> **THE INPUT**:
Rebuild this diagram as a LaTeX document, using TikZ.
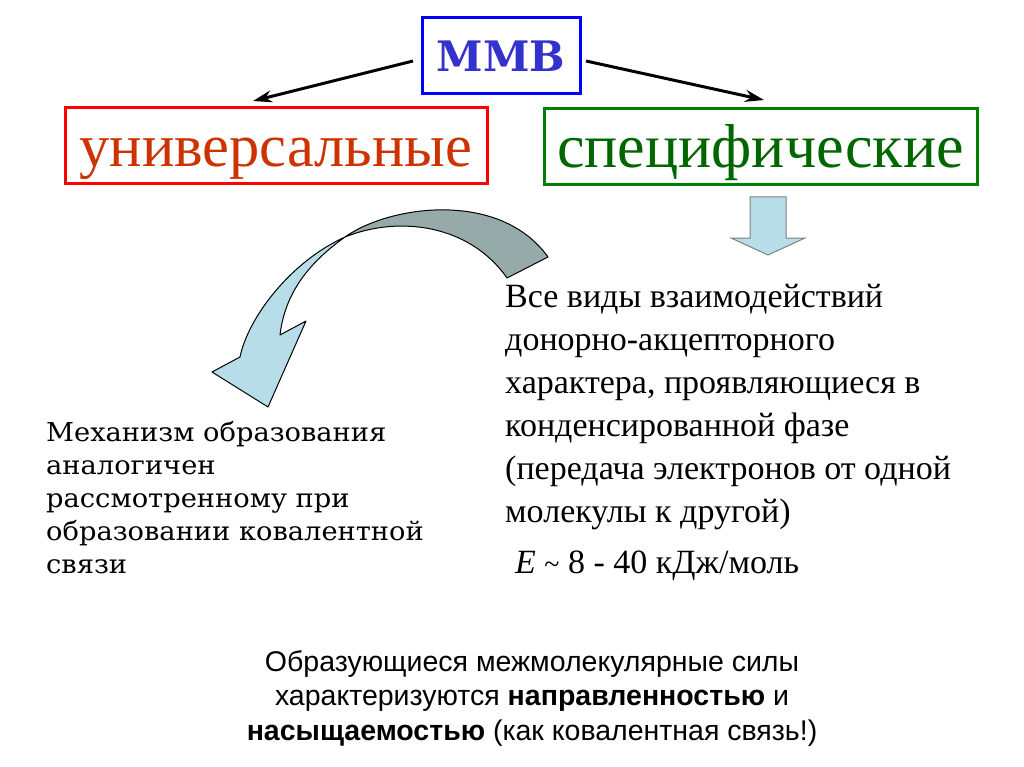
\documentclass[tikz,border=0pt]{standalone}
\usepackage{fontspec}
\setmainfont{Liberation Serif}
\newfontfamily\bookfont[FakeStretch=1.05]{DejaVu Serif}
\newfontfamily\slabfont{DejaVu Serif}
\newfontfamily\arialfont{Liberation Sans}
\usetikzlibrary{arrows.meta}
\definecolor{mmbblue}{RGB}{51,51,204}
\definecolor{boxblue}{RGB}{0,0,255}
\definecolor{unired}{RGB}{204,51,0}
\definecolor{boxred}{RGB}{255,0,0}
\definecolor{specgreen}{RGB}{0,102,0}
\definecolor{boxgreen}{RGB}{0,128,0}
\definecolor{lightblue}{RGB}{183,222,232}
\definecolor{darkteal}{RGB}{150,170,170}
\tikzset{
  hdrbox/.style={draw, line width=3pt, minimum height=76pt, inner sep=0pt},
  hdrtext/.style={text height=50pt, text depth=8pt},
  conn/.style={line width=3pt, -{Stealth[length=19pt,width=12pt]}},
  txt/.style={inner sep=0pt, anchor=base west, align=left},
  ribbon/.style={draw=black, line width=1pt, line join=round},
}
\begin{document}
\begin{tikzpicture}[x=1pt,y=-1pt]
\useasboundingbox (0,0) rectangle (1024,767);
\fill[white] (0,0) rectangle (1024,767);

% header boxes
\node[hdrbox, draw=boxblue, minimum width=158pt, text=mmbblue] (mmb) at (501,56)
  {\slabfont\bfseries\fontsize{42}{42}\selectfont MMB};
\node[hdrbox, hdrtext, draw=boxred, minimum width=422pt, text=unired,
  font=\fontsize{60.5}{60.5}\selectfont] (uni) at (276,146) {универсальные};
\node[hdrbox, hdrtext, draw=boxgreen, minimum width=433pt, text=specgreen,
  font=\fontsize{62}{62}\selectfont] (spec) at (760.5,146.5) {специфические};

% connectors
\coordinate (a1s) at (413,61);
\coordinate (a1e) at (253,101);
\coordinate (a2s) at (586,61);
\coordinate (a2e) at (764,100);
\draw[conn] (a1s) -- (a1e);
\draw[conn] (a2s) -- (a2e);

% down block arrow
\draw[fill=lightblue, draw=gray, line width=1pt]
  (750,197) -- (786,197) -- (786,238) -- (805,238) -- (768,255) -- (731,238) -- (750,238) -- cycle;

% curved twisted arrow
\draw[ribbon, fill=darkteal]
  (345,237) .. controls (390,205) and (500,190) .. (548,257)
  -- (507,278) .. controls (470,225) and (400,215) .. (345,237) -- cycle;
\draw[ribbon, fill=lightblue]
  (345,237) .. controls (290,262) and (248,318) .. (240,357)
  -- (212,372) -- (268,407) -- (306,321) -- (280,335)
  .. controls (285,292) and (310,262) .. (345,237) -- cycle;

% right text (anchored at the baseline of its last line)
\node[txt, font=\fontsize{34}{43}\selectfont] (rtext) at (505,522) {%
Все виды взаимодействий\\
донорно-акцепторного\\
характера, проявляющиеся в\\
конденсированной фазе\\
(передача электронов от одной\\
молекулы к другой)};
\node[txt, font=\fontsize{34}{34}\selectfont] (energy) at (515,573)
  {\textit{E} {\fontsize{28}{28}\selectfont\char"007E} 8 - 40 кДж/моль};

% left text
\node[txt, font=\bookfont\fontsize{26}{33}\selectfont] (ltext) at (46,573) {%
Механизм образования\\
аналогичен\\
рассмотренному при\\
образовании ковалентной\\
связи};

% bottom text
\node[inner sep=0pt, align=center, anchor=base, font=\arialfont\fontsize{28.5}{34.5}\selectfont] (btext) at (532,740) {%
Образующиеся межмолекулярные силы\\
характеризуются \textbf{направленностью} и\\
\textbf{насыщаемостью} (как ковалентная связь!)};
\end{tikzpicture}
\end{document}
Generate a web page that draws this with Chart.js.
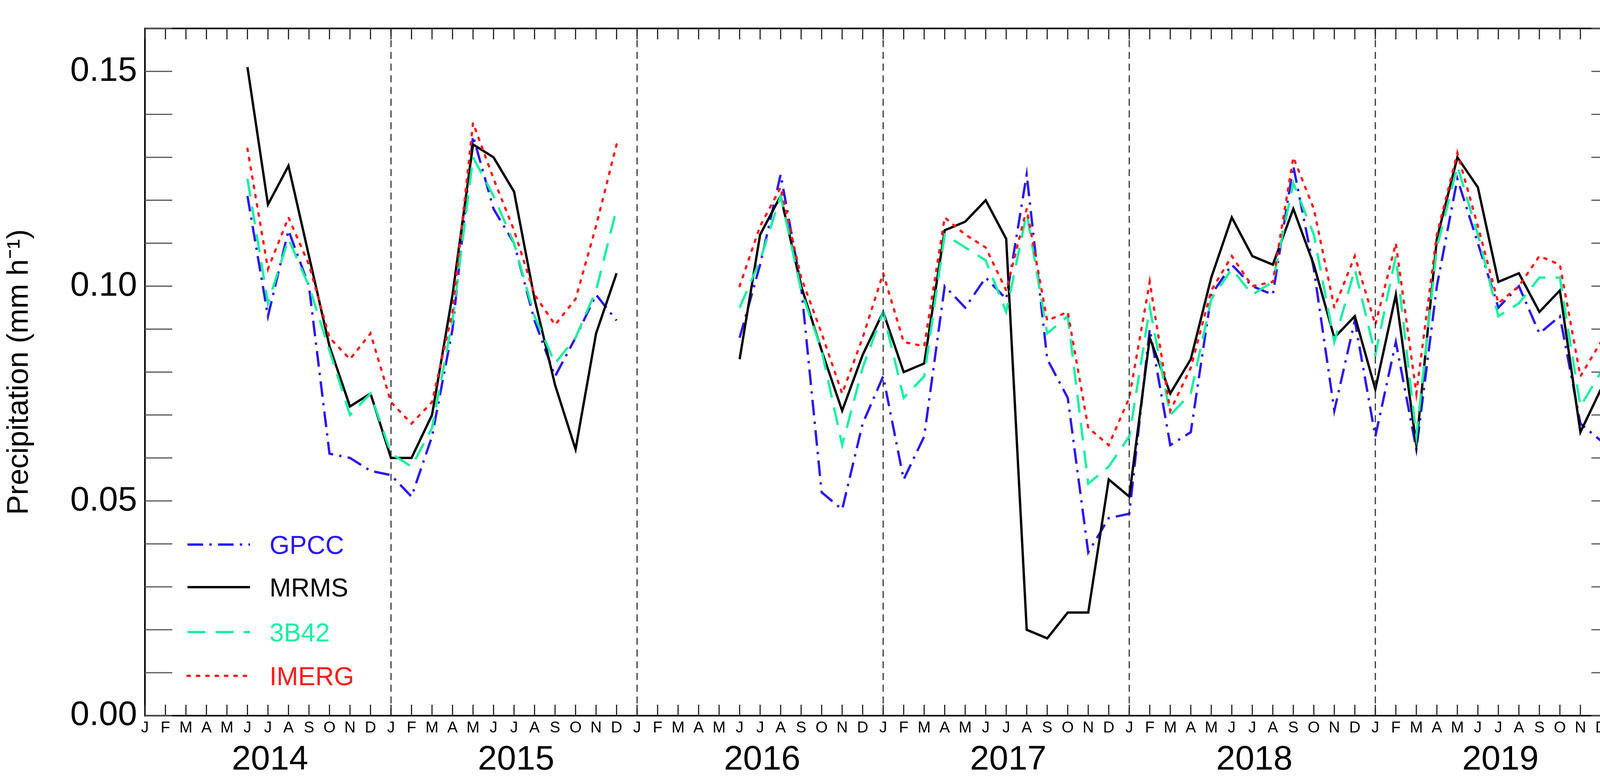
<!DOCTYPE html>
<html><head><meta charset="utf-8">
<script src="https://cdn.jsdelivr.net/npm/chart.js@4"></script>
<style>html,body{margin:0;padding:0;background:#fff;overflow:hidden}#w{width:4187px;height:1989px;position:relative}canvas{display:block}</style>
</head><body><div id="w"><canvas id="c"></canvas></div>
<script>
const monthLetters = ["J","F","M","A","M","J","J","A","S","O","N","D"];
const years = ["2014","2015","2016","2017","2018","2019"];
const seriesNames = ["GPCC","MRMS","3B42","IMERG"];
const N = null;
const gpcc = [N,N,N,N,N,.121,.093,.113,.100,.061,.060,.057,
 .056,.051,.065,.090,.135,.118,.110,.092,.079,.088,.098,.092,
 N,N,N,N,N,.088,.105,.126,.100,.052,.048,.068,
 .079,.055,.065,.100,.095,.102,.097,.126,.083,.074,.038,.046,
 .047,.090,.063,.066,.098,.105,.100,.098,.128,.104,.071,.092,
 .065,.087,.062,.100,.125,.110,.095,.100,.089,.093,.068,.064];
const mrms = [N,N,N,N,N,.151,.119,.128,.107,.086,.072,.075,
 .060,.060,.070,.098,.133,.130,.122,.097,.077,.062,.089,.103,
 N,N,N,N,N,.083,.112,.121,.100,.085,.071,.084,
 .094,.080,.082,.113,.115,.120,.111,.020,.018,.024,.024,.055,
 .051,.088,.075,.083,.102,.116,.107,.105,.118,.105,.088,.093,
 .076,.098,.063,.111,.130,.123,.101,.103,.094,.099,.066,.076];
const b42 = [N,N,N,N,N,.125,.096,.111,.100,.085,.070,.075,
 .061,.058,.067,.092,.130,.121,.110,.093,.082,.088,.099,.118,
 N,N,N,N,N,.095,.106,.121,.099,.085,.063,.081,
 .094,.074,.079,.112,.109,.106,.094,.117,.089,.093,.054,.058,
 .065,.095,.070,.075,.097,.104,.098,.101,.124,.112,.087,.104,
 .084,.107,.065,.109,.128,.112,.093,.096,.102,.102,.072,.080];
const imerg = [N,N,N,N,N,.132,.104,.116,.105,.088,.083,.089,
 .073,.068,.073,.094,.138,.125,.113,.098,.091,.097,.114,.133,
 N,N,N,N,N,.100,.114,.123,.102,.089,.075,.088,
 .103,.087,.086,.116,.112,.109,.099,.118,.092,.094,.067,.063,
 .074,.101,.071,.081,.099,.107,.100,.101,.130,.118,.095,.107,
 .091,.110,.075,.112,.131,.114,.096,.100,.107,.105,.079,.087];

const styles = [
 {c:'#2a16f0', d:[40,16,6,16]},
 {c:'#000000', d:[]},
 {c:'#16f0a0', d:[46,26]},
 {c:'#ff1a1a', d:[6,18]}
];
const vals = [gpcc, mrms, b42, imerg];
const datasets = vals.map((v,i)=>({
  label: seriesNames[i],
  data: v.map((y,x)=>({x, y})),
  borderColor: styles[i].c, borderDash: styles[i].d, borderWidth: 6,
  pointRadius: 0, spanGaps: false, tension: 0, fill: false,
  borderCapStyle: i===3 ? 'round':'butt'
}));
datasets.reverse();

const deco = {
  id:'deco',
  afterDatasetsDraw(ch){
    const {ctx, chartArea:a, scales:{x,y}} = ch;
    ctx.save();
    ctx.strokeStyle='#333'; ctx.lineWidth=3; ctx.setLineDash([18,12]);
    for(let k=1;k<years.length;k++){
      const px=x.getPixelForValue(k*12);
      ctx.beginPath(); ctx.moveTo(px,a.top); ctx.lineTo(px,a.bottom); ctx.stroke();
    }
    ctx.setLineDash([]);
    ctx.strokeStyle='#000'; ctx.lineWidth=4;
    ctx.strokeRect(a.left,a.top,a.right-a.left,a.bottom-a.top);
    ctx.lineWidth=3; ctx.strokeStyle='#222';
    for(let m=0;m<72;m++){
      const px=x.getPixelForValue(m);
      ctx.beginPath(); ctx.moveTo(px,a.bottom); ctx.lineTo(px,a.bottom-28);
      ctx.moveTo(px,a.top); ctx.lineTo(px,a.top+28); ctx.stroke();
    }
    ctx.strokeStyle='#555';
    for(let t=0;t<=16;t++){
      const py=y.getPixelForValue(t/100);
      ctx.beginPath(); ctx.moveTo(a.left,py); ctx.lineTo(a.left+70,py);
      ctx.moveTo(a.right,py); ctx.lineTo(a.right-70,py); ctx.stroke();
    }
    ctx.fillStyle='#000'; ctx.textAlign='center'; ctx.textBaseline='top';
    ctx.font='40px "Liberation Sans"';
    for(let m=0;m<72;m++){
      ctx.fillText(monthLetters[m%12], x.getPixelForValue(m), a.bottom+12);
    }
    ctx.font='88px "Liberation Sans"';
    years.forEach((yr,k)=>ctx.fillText(yr, x.getPixelForValue(k*12+6.1), a.bottom+70));
    const ly=[1394,1503,1618,1730];
    [0,1,2,3].forEach(i=>{
      ctx.strokeStyle=styles[i].c; ctx.lineWidth=6; ctx.setLineDash(styles[i].d);
      ctx.lineCap = i===3?'round':'butt';
      ctx.beginPath(); ctx.moveTo(480,ly[i]); ctx.lineTo(640,ly[i]); ctx.stroke();
      ctx.setLineDash([]);
      ctx.fillStyle=styles[i].c; ctx.textAlign='left'; ctx.textBaseline='middle';
      ctx.font='66px "Liberation Sans"';
      ctx.fillText(seriesNames[i], 690, ly[i]+6);
    });
    ctx.restore();
  }
};

new Chart(document.getElementById('c'), {
  type:'line',
  data:{datasets},
  options:{
    responsive:true, maintainAspectRatio:false, animation:false,
    layout:{padding:{top:40,right:43,left:0,bottom:0}},
    plugins:{legend:{display:false}, tooltip:{enabled:false}},
    scales:{
      x:{type:'linear', min:0, max:71.87,
         grid:{display:false, drawTicks:false}, border:{display:false},
         ticks:{display:false},
         afterFit(s){ s.height = 157; }},
      y:{min:0, max:0.16,
         grid:{display:false, drawTicks:false}, border:{display:false},
         ticks:{stepSize:0.05, autoSkip:false, font:{size:88, family:'Liberation Sans'}, color:'#000', padding:20,
                callback:(v)=> (Math.round(v*100)%5===0 && v<=0.15+1e-9) ? v.toFixed(2) : ''},
         title:{display:true, text:'Precipitation (mm h⁻¹)', font:{size:76, family:'Liberation Sans'}, color:'#000', padding:{bottom:6}},
         afterFit(s){ s.width = 371; }}
    }
  },
  plugins:[deco]
});
</script></body></html>
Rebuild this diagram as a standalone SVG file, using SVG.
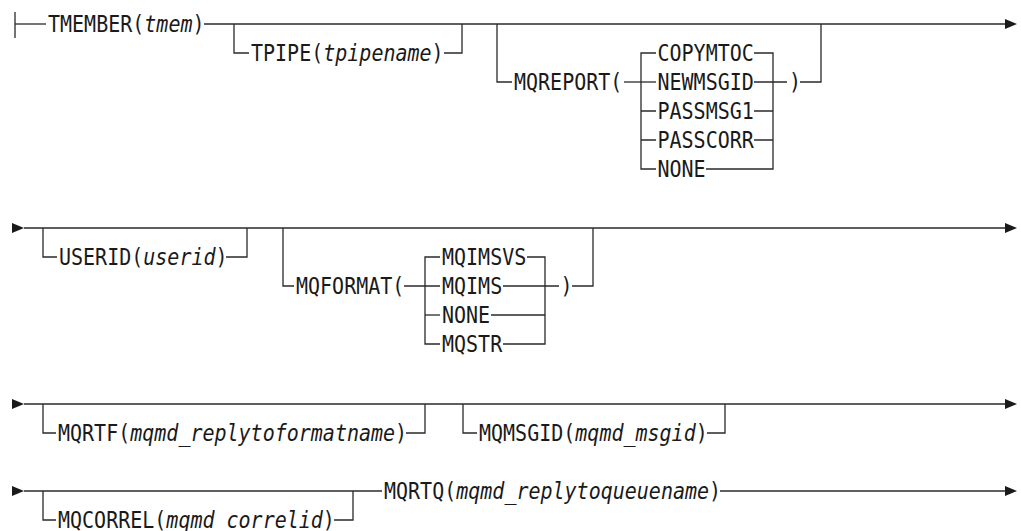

> **PROBLEM DETAILS**:
Search the entries for the word "standalone" and pick out every line that holds it.

> **OUTPUT**:
\documentclass[tikz,border=0pt]{standalone}
Rebuild this diagram as a standalone SVG file, using SVG.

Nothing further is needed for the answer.